4) A table of anomalies and what to do to address them could be provided in a table
5) Examining a topic like linked data without considering organisational aspects may have limited practical value. Do the organisations associated with the catalogues have sufficient level linked data competence? Are there friendly linked data tools that could be integrated with the data platforms such as CKAN to make the production of linked data easy for publishers? Etc.

Overall, there is very little novelty in the approach and results from the work. Most of the conclusions are not surprising and are well known. There is a need for deeper analysis on both the availability and the reuse dimensions. For instance, counting URLs or URIs are not enough, deeper characterization of the datasets in terms of vocabulary used and links to other external datasets and resources will give a truer picture of re-use. In the area of availability, some of the data quality issues mentioned in the introduction section are related to the availability of the data. A lot of data are published that are practically unusable, say due to lack of metadata information etc.

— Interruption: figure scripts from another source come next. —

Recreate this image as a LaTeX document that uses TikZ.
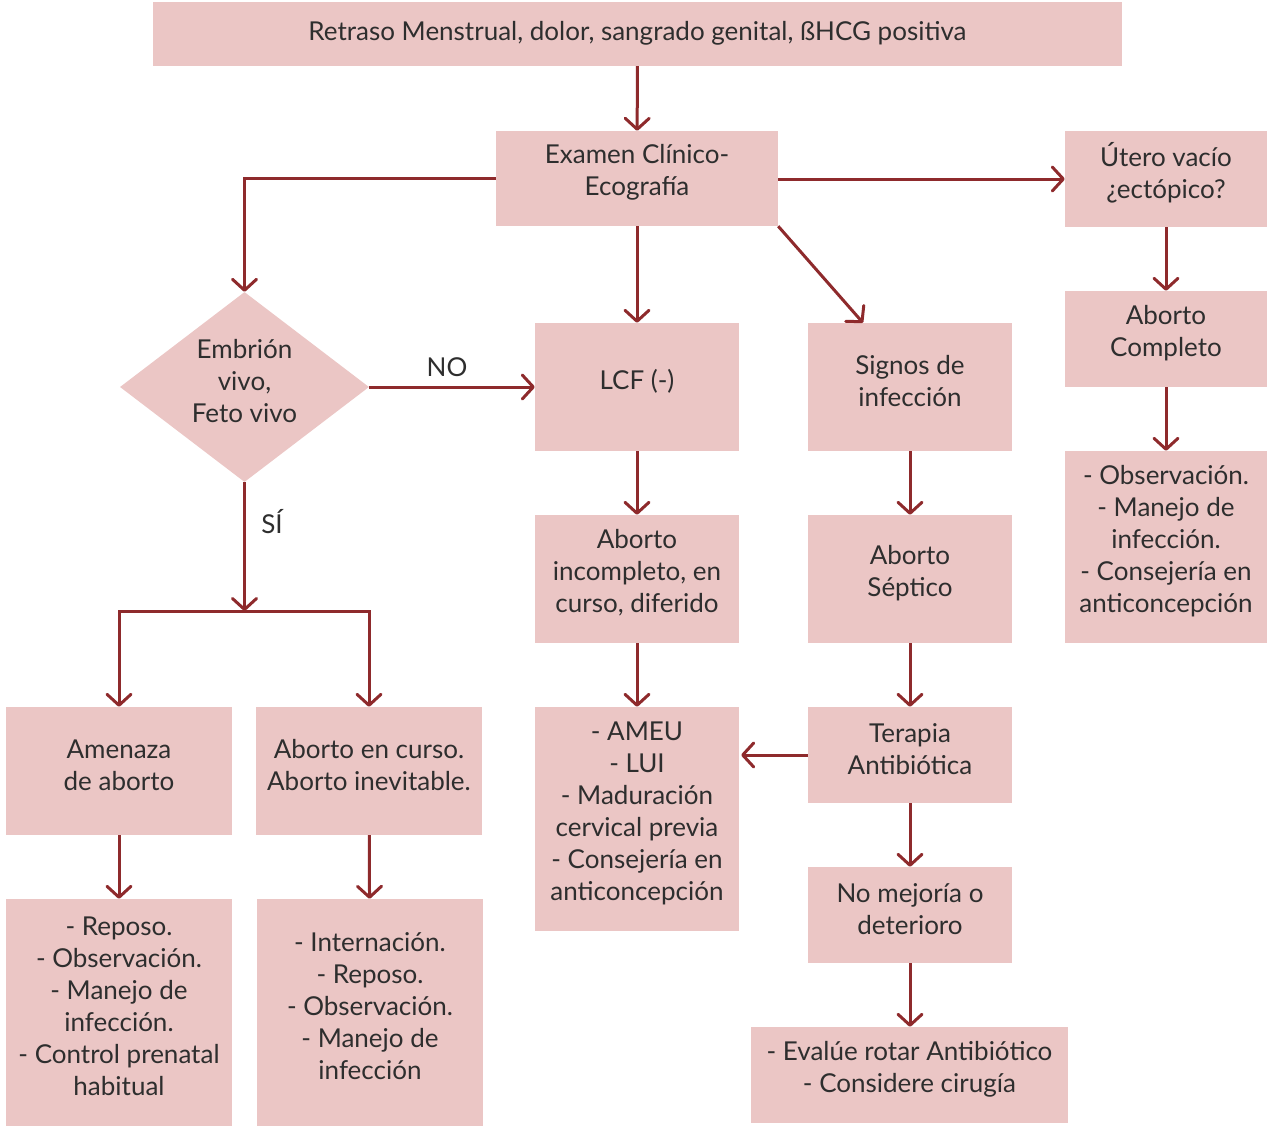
\documentclass[tikz,border=0pt]{standalone}
\usepackage{fontspec}
\setmainfont{Lato}
\usetikzlibrary{arrows.meta,shapes.geometric}
\definecolor{boxfill}{HTML}{EBC6C5}
\definecolor{linkred}{HTML}{8E2A2C}
\definecolor{txt}{HTML}{2E2E2E}
% filled box (#2 = name, #3 = centre, #4 x #5 = size) with its text set slightly high
\newcommand\flowbox[6][]{%
  \node[box, minimum width=#4pt, minimum height=#5pt, #1] (#2) at (#3) {};
  \node[boxtext] (#2-t) at ([yshift=6pt]#2.center) {#6};}
\begin{document}
\begin{tikzpicture}[x=1pt,y=-1pt,
  box/.style={fill=boxfill, draw=none, inner sep=0pt},
  boxtext/.style={text=txt, align=center, inner sep=0pt,
    font=\fontsize{26}{32}\selectfont},
  lbl/.style={text=txt, inner sep=0pt, font=\fontsize{26}{32}\selectfont},
  link/.style={draw=linkred, line width=3pt,
    -{Straight Barb[length=11pt,width=24pt,line cap=round,line join=round]}}]
\useasboundingbox (0,0) rectangle (1267,1127);

% boxes
\node[box, minimum width=969pt, minimum height=64pt] (top) at (637.5,34) {};
\node[boxtext] (top-t) at ([yshift=1pt]top.center)
  {Retraso Menstrual, dolor, sangrado genital, ßHCG positiva};
\flowbox{exam}{637,178.5}{282}{95}{Examen Clínico-\\Ecografía}
\flowbox{utero}{1166,179}{202}{96}{Útero vacío\\¿ectópico?}
\flowbox{compl}{1166,339}{202}{96}{Aborto\\Completo}
\flowbox{obsr}{1166,547}{202}{192}
  {- Observación.\\- Manejo de\\infección.\\- Consejería en\\anticoncepción}
\flowbox[shape=diamond]{dia}{244.5,387}{249}{190}{Embrión\\vivo,\\Feto vivo}
\flowbox{lcf}{637,387}{204}{128}{LCF (-)}
\flowbox{signos}{910,387}{204}{128}{Signos de\\infección}
\flowbox{incomp}{637,579}{204}{128}{Aborto\\incompleto, en\\curso, diferido}
\flowbox{septico}{910,579}{204}{128}{Aborto\\Séptico}
\flowbox{ameu}{637,819}{204}{224}
  {- AMEU\\- LUI\\- Maduración\\cervical previa\\- Consejería en\\anticoncepción}
\flowbox{terapia}{910,755}{204}{96}{Terapia\\Antibiótica}
\flowbox{nomej}{910,915}{204}{96}{No mejoría o\\deterioro}
\flowbox{evalue}{909.5,1075}{317}{96}
  {- Evalúe rotar Antibiótico\\- Considere cirugía}
\flowbox{amenaza}{119,771}{226}{128}{Amenaza\\de aborto}
\flowbox{curso}{369,771}{226}{128}{Aborto en curso.\\Aborto inevitable.}
\flowbox{reposo}{119,1012.5}{226}{227}
  {- Reposo.\\- Observación.\\- Manejo de\\infección.\\- Control prenatal\\habitual}
\flowbox{intern}{370,1012.5}{226}{227}
  {- Internación.\\- Reposo.\\- Observación.\\- Manejo de\\infección}

% branch point below the decision
\coordinate (split) at (244.5,611);

% labels
\node[lbl] (no) at (447,367) {NO};
\node[lbl] (si) at (272,522) {SÍ};

% connectors
\draw[link] (top) -- (exam);
\draw[link] (exam.west) -| (dia.north);
\draw[link] (exam.east |- utero.west) -- (utero.west);
\draw[link] (exam) -- (lcf);
\draw[link] (exam.south east) -- ([xshift=-47pt]signos.north);
\draw[link] (dia.east) -- (lcf.west |- dia.east);
\draw[link] (dia.south) -- (split);
\draw[link] (split) -| (amenaza.north);
\draw[link] (split) -| (curso.north);
\draw[link] (amenaza) -- (reposo);
\draw[link] (curso) -- (intern);
\draw[link] (lcf) -- (incomp);
\draw[link] (incomp) -- (ameu);
\draw[link] (signos) -- (septico);
\draw[link] (septico) -- (terapia);
\draw[link] (terapia) -- (nomej);
\draw[link] (nomej.south) -- (nomej.south |- evalue.north);
\draw[link] (terapia.west) -- ([xshift=2pt]ameu.east |- terapia.west);
\draw[link] (utero) -- (compl);
\draw[link] (compl) -- (obsr);
\end{tikzpicture}
\end{document}
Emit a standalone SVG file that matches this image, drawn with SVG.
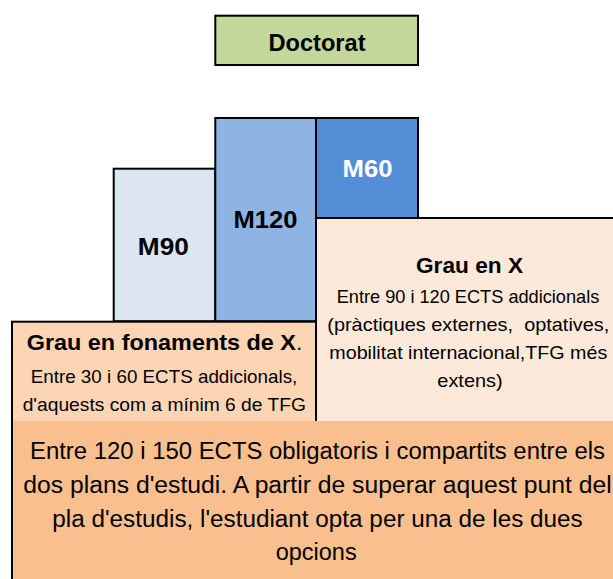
<svg xmlns="http://www.w3.org/2000/svg" width="613" height="579" viewBox="0 0 613 579">
<style>
.box{stroke:#000;stroke-width:2}
.t{font-family:"Liberation Sans",Arial,sans-serif;fill:#000}
.b{font-weight:bold}
.lg{font-size:24px}
.md{font-size:21.5px}
.sm{font-size:18.5px}
.bt{font-size:23px}
</style>
<rect width="613" height="579" fill="#fff"/>
<g id="doctorat">
<rect class="box" x="215.3" y="15.7" width="202.7" height="49.3" fill="#C4D79B"/>
<text class="t b lg" x="317" y="50.7" text-anchor="middle" textLength="97" lengthAdjust="spacingAndGlyphs">Doctorat</text>
</g>
<g id="m90">
<rect class="box" x="113.7" y="168.7" width="101.6" height="152.5" fill="#DCE6F1"/>
<text class="t b lg" x="163.3" y="255" text-anchor="middle" textLength="51" lengthAdjust="spacingAndGlyphs">M90</text>
</g>
<g id="m120">
<rect class="box" x="215.3" y="118" width="100.7" height="203.2" fill="#8DB4E2"/>
<text class="t b lg" x="265.5" y="228.3" text-anchor="middle" textLength="64" lengthAdjust="spacingAndGlyphs">M120</text>
</g>
<g id="m60">
<rect class="box" x="316" y="118" width="102" height="100" fill="#538DD5"/>
<text class="t b lg" x="367.5" y="177.3" text-anchor="middle" textLength="50" lengthAdjust="spacingAndGlyphs" fill="#fff" style="fill:#fff">M60</text>
</g>
<g id="grau-x">
<rect class="box" x="316" y="218" width="310" height="204" fill="#FDE9D9"/>
<text class="t b md" x="469.5" y="272.7" text-anchor="middle" textLength="107" lengthAdjust="spacingAndGlyphs">Grau en X</text>
<text class="t sm" x="468" y="302.9" text-anchor="middle" textLength="262.6" lengthAdjust="spacingAndGlyphs">Entre 90 i 120 ECTS addicionals</text>
<text class="t sm" x="468.3" y="330.5" text-anchor="middle" textLength="282" lengthAdjust="spacingAndGlyphs" xml:space="preserve">(pràctiques externes,  optatives,</text>
<text class="t sm" x="468.3" y="358.5" text-anchor="middle" textLength="278" lengthAdjust="spacingAndGlyphs">mobilitat internacional,TFG més</text>
<text class="t sm" x="470" y="386.7" text-anchor="middle" textLength="65.4" lengthAdjust="spacingAndGlyphs">extens)</text>
</g>
<g id="grau-fonaments">
<rect class="box" x="12" y="321.7" width="304" height="100.3" fill="#FCD5B4"/>
<text class="t b md" x="26.7" y="350.3" textLength="269.3" lengthAdjust="spacingAndGlyphs">Grau en fonaments de X</text>
<text class="t md" x="296.3" y="350.3">.</text>
<text class="t sm" x="164" y="382.5" text-anchor="middle" textLength="266.6" lengthAdjust="spacingAndGlyphs">Entre 30 i 60 ECTS addicionals,</text>
<text class="t sm" x="164.3" y="410.5" text-anchor="middle" textLength="283.3" lengthAdjust="spacingAndGlyphs">d'aquests com a mínim 6 de TFG</text>
</g>
<g id="troncal">
<rect x="12" y="421" width="612" height="170" fill="#FABF8F"/>
<line x1="12" y1="420" x2="12" y2="579" stroke="#000" stroke-width="2"/>
<text class="t bt" x="317.5" y="459" text-anchor="middle" textLength="575" lengthAdjust="spacingAndGlyphs">Entre 120 i 150 ECTS obligatoris i compartits entre els</text>
<text class="t bt" x="317.5" y="493" text-anchor="middle" textLength="588.4" lengthAdjust="spacingAndGlyphs">dos plans d'estudi. A partir de superar aquest punt del</text>
<text class="t bt" x="317.5" y="526.7" text-anchor="middle" textLength="530.4" lengthAdjust="spacingAndGlyphs">pla d'estudis, l'estudiant opta per una de les dues</text>
<text class="t bt" x="316.2" y="560" text-anchor="middle" textLength="81" lengthAdjust="spacingAndGlyphs">opcions</text>
</g>
<g id="connectors"/>
</svg>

For the article to make significant contributions on this topic, more work as indicated in the comments above needs to be done.

Other minor issues:
What does “Web of data radiography”? Do the authors mean they aim to “x-ray” the Web of Data”? Several language issues significantly limit the readability of the paper or the meaning intended by the authors. For example in the abstract, the authors wrote:
“According to that, it decided to explore how the lack of some Opening requirements affect the decline of the Web of Data”. Subsequently, they wrote .. “Given the magnitude of the problems identified, it is believed that the Web
of Data model would inevitably lose the interest it aroused at the beginning if not addressed immediately by these problems.”.